▶

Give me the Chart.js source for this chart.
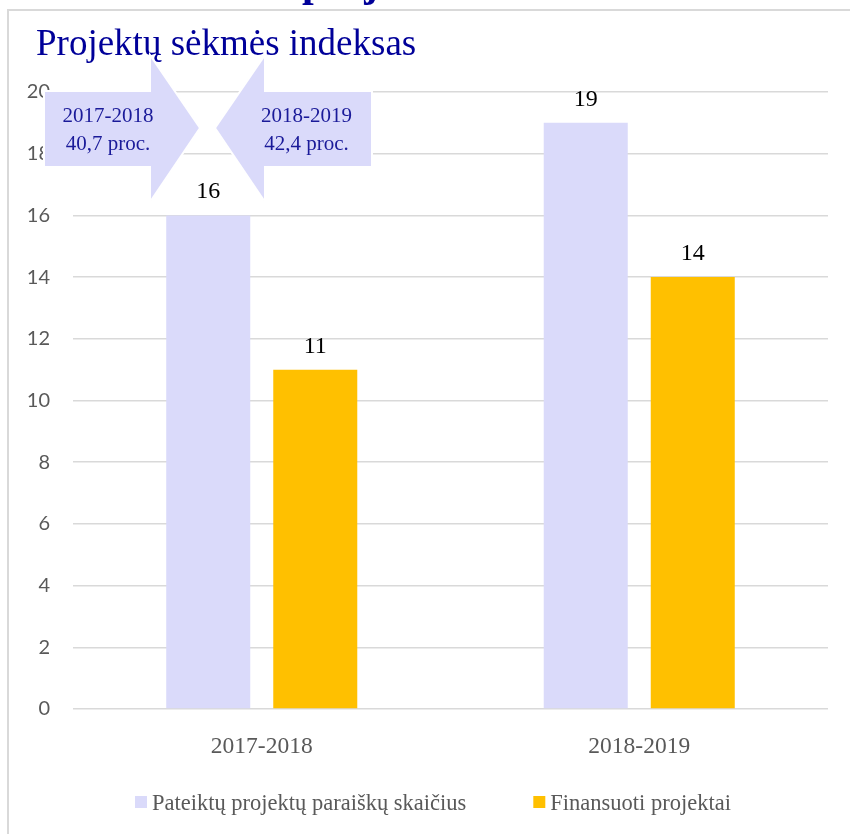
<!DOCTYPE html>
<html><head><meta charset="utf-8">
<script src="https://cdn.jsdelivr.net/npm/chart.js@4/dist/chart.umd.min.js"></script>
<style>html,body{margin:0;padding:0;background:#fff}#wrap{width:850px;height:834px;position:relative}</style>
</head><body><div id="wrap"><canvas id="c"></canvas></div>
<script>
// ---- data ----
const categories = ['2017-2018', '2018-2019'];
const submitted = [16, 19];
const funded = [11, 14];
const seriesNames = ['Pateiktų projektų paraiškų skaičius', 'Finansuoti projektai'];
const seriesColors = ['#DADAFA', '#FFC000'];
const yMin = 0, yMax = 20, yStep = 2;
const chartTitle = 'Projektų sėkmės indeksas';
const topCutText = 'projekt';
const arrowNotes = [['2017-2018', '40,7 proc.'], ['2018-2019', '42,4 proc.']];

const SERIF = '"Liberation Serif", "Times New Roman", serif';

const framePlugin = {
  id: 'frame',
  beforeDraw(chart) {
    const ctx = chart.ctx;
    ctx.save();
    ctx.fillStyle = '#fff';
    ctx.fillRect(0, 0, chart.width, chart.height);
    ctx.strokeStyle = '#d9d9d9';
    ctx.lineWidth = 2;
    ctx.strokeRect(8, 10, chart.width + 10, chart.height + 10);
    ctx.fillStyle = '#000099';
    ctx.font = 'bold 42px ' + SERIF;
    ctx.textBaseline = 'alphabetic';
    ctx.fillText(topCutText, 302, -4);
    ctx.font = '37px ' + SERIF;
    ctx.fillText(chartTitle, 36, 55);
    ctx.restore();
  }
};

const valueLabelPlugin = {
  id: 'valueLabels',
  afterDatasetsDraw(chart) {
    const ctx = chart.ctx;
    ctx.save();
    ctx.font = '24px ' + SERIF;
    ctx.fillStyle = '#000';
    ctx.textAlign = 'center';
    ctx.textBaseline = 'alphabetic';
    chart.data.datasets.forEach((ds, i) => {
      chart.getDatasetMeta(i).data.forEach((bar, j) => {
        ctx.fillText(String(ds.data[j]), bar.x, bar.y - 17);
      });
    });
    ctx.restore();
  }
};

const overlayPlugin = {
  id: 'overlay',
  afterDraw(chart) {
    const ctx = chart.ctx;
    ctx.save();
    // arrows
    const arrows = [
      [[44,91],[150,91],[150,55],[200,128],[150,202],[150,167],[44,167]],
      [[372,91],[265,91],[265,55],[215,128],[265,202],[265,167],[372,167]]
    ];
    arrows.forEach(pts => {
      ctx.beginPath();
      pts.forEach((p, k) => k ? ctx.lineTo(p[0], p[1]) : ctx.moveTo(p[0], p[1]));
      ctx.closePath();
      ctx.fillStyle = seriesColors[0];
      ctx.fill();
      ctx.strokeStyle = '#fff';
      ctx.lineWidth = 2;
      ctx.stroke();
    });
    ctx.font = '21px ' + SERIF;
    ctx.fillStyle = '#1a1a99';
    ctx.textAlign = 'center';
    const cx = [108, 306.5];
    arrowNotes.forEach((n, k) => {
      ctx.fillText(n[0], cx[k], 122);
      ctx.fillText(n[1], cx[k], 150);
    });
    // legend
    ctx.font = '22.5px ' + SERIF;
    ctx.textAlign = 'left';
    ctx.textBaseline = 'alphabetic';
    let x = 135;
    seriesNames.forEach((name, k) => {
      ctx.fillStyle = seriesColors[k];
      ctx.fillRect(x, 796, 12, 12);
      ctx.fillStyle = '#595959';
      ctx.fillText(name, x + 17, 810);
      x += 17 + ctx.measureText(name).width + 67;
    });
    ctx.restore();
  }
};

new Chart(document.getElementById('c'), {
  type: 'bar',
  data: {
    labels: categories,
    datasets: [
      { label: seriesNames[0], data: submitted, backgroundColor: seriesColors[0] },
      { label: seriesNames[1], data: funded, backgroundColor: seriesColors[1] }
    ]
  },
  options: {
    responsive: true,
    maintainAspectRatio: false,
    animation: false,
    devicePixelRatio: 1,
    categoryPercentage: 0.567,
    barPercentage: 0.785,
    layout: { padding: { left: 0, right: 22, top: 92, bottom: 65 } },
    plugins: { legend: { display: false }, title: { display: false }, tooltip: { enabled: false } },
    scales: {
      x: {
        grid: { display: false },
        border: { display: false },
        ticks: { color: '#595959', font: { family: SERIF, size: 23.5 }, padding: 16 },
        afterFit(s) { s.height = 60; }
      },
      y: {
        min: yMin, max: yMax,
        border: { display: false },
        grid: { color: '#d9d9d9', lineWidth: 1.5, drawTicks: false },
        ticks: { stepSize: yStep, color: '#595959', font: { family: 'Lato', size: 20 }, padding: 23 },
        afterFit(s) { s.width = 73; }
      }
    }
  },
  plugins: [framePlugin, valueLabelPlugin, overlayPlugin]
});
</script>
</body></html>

◀

### [Problem requirements]
Your task is to reproduce all of the material exactly. The pictures stay out.

### [Answer for this exercise]
Give me the Chart.js source for this chart.
<!DOCTYPE html>
<html><head><meta charset="utf-8">
<script src="https://cdn.jsdelivr.net/npm/chart.js@4/dist/chart.umd.min.js"></script>
<style>html,body{margin:0;padding:0;background:#fff}#wrap{width:850px;height:834px;position:relative}</style>
</head><body><div id="wrap"><canvas id="c"></canvas></div>
<script>
// ---- data ----
const categories = ['2017-2018', '2018-2019'];
const submitted = [16, 19];
const funded = [11, 14];
const seriesNames = ['Pateiktų projektų paraiškų skaičius', 'Finansuoti projektai'];
const seriesColors = ['#DADAFA', '#FFC000'];
const yMin = 0, yMax = 20, yStep = 2;
const chartTitle = 'Projektų sėkmės indeksas';
const topCutText = 'projekt';
const arrowNotes = [['2017-2018', '40,7 proc.'], ['2018-2019', '42,4 proc.']];

const SERIF = '"Liberation Serif", "Times New Roman", serif';

const framePlugin = {
  id: 'frame',
  beforeDraw(chart) {
    const ctx = chart.ctx;
    ctx.save();
    ctx.fillStyle = '#fff';
    ctx.fillRect(0, 0, chart.width, chart.height);
    ctx.strokeStyle = '#d9d9d9';
    ctx.lineWidth = 2;
    ctx.strokeRect(8, 10, chart.width + 10, chart.height + 10);
    ctx.fillStyle = '#000099';
    ctx.font = 'bold 42px ' + SERIF;
    ctx.textBaseline = 'alphabetic';
    ctx.fillText(topCutText, 302, -4);
    ctx.font = '37px ' + SERIF;
    ctx.fillText(chartTitle, 36, 55);
    ctx.restore();
  }
};

const valueLabelPlugin = {
  id: 'valueLabels',
  afterDatasetsDraw(chart) {
    const ctx = chart.ctx;
    ctx.save();
    ctx.font = '24px ' + SERIF;
    ctx.fillStyle = '#000';
    ctx.textAlign = 'center';
    ctx.textBaseline = 'alphabetic';
    chart.data.datasets.forEach((ds, i) => {
      chart.getDatasetMeta(i).data.forEach((bar, j) => {
        ctx.fillText(String(ds.data[j]), bar.x, bar.y - 17);
      });
    });
    ctx.restore();
  }
};

const overlayPlugin = {
  id: 'overlay',
  afterDraw(chart) {
    const ctx = chart.ctx;
    ctx.save();
    // arrows
    const arrows = [
      [[44,91],[150,91],[150,55],[200,128],[150,202],[150,167],[44,167]],
      [[372,91],[265,91],[265,55],[215,128],[265,202],[265,167],[372,167]]
    ];
    arrows.forEach(pts => {
      ctx.beginPath();
      pts.forEach((p, k) => k ? ctx.lineTo(p[0], p[1]) : ctx.moveTo(p[0], p[1]));
      ctx.closePath();
      ctx.fillStyle = seriesColors[0];
      ctx.fill();
      ctx.strokeStyle = '#fff';
      ctx.lineWidth = 2;
      ctx.stroke();
    });
    ctx.font = '21px ' + SERIF;
    ctx.fillStyle = '#1a1a99';
    ctx.textAlign = 'center';
    const cx = [108, 306.5];
    arrowNotes.forEach((n, k) => {
      ctx.fillText(n[0], cx[k], 122);
      ctx.fillText(n[1], cx[k], 150);
    });
    // legend
    ctx.font = '22.5px ' + SERIF;
    ctx.textAlign = 'left';
    ctx.textBaseline = 'alphabetic';
    let x = 135;
    seriesNames.forEach((name, k) => {
      ctx.fillStyle = seriesColors[k];
      ctx.fillRect(x, 796, 12, 12);
      ctx.fillStyle = '#595959';
      ctx.fillText(name, x + 17, 810);
      x += 17 + ctx.measureText(name).width + 67;
    });
    ctx.restore();
  }
};

new Chart(document.getElementById('c'), {
  type: 'bar',
  data: {
    labels: categories,
    datasets: [
      { label: seriesNames[0], data: submitted, backgroundColor: seriesColors[0] },
      { label: seriesNames[1], data: funded, backgroundColor: seriesColors[1] }
    ]
  },
  options: {
    responsive: true,
    maintainAspectRatio: false,
    animation: false,
    devicePixelRatio: 1,
    categoryPercentage: 0.567,
    barPercentage: 0.785,
    layout: { padding: { left: 0, right: 22, top: 92, bottom: 65 } },
    plugins: { legend: { display: false }, title: { display: false }, tooltip: { enabled: false } },
    scales: {
      x: {
        grid: { display: false },
        border: { display: false },
        ticks: { color: '#595959', font: { family: SERIF, size: 23.5 }, padding: 16 },
        afterFit(s) { s.height = 60; }
      },
      y: {
        min: yMin, max: yMax,
        border: { display: false },
        grid: { color: '#d9d9d9', lineWidth: 1.5, drawTicks: false },
        ticks: { stepSize: yStep, color: '#595959', font: { family: 'Lato', size: 20 }, padding: 23 },
        afterFit(s) { s.width = 73; }
      }
    }
  },
  plugins: [framePlugin, valueLabelPlugin, overlayPlugin]
});
</script>
</body></html>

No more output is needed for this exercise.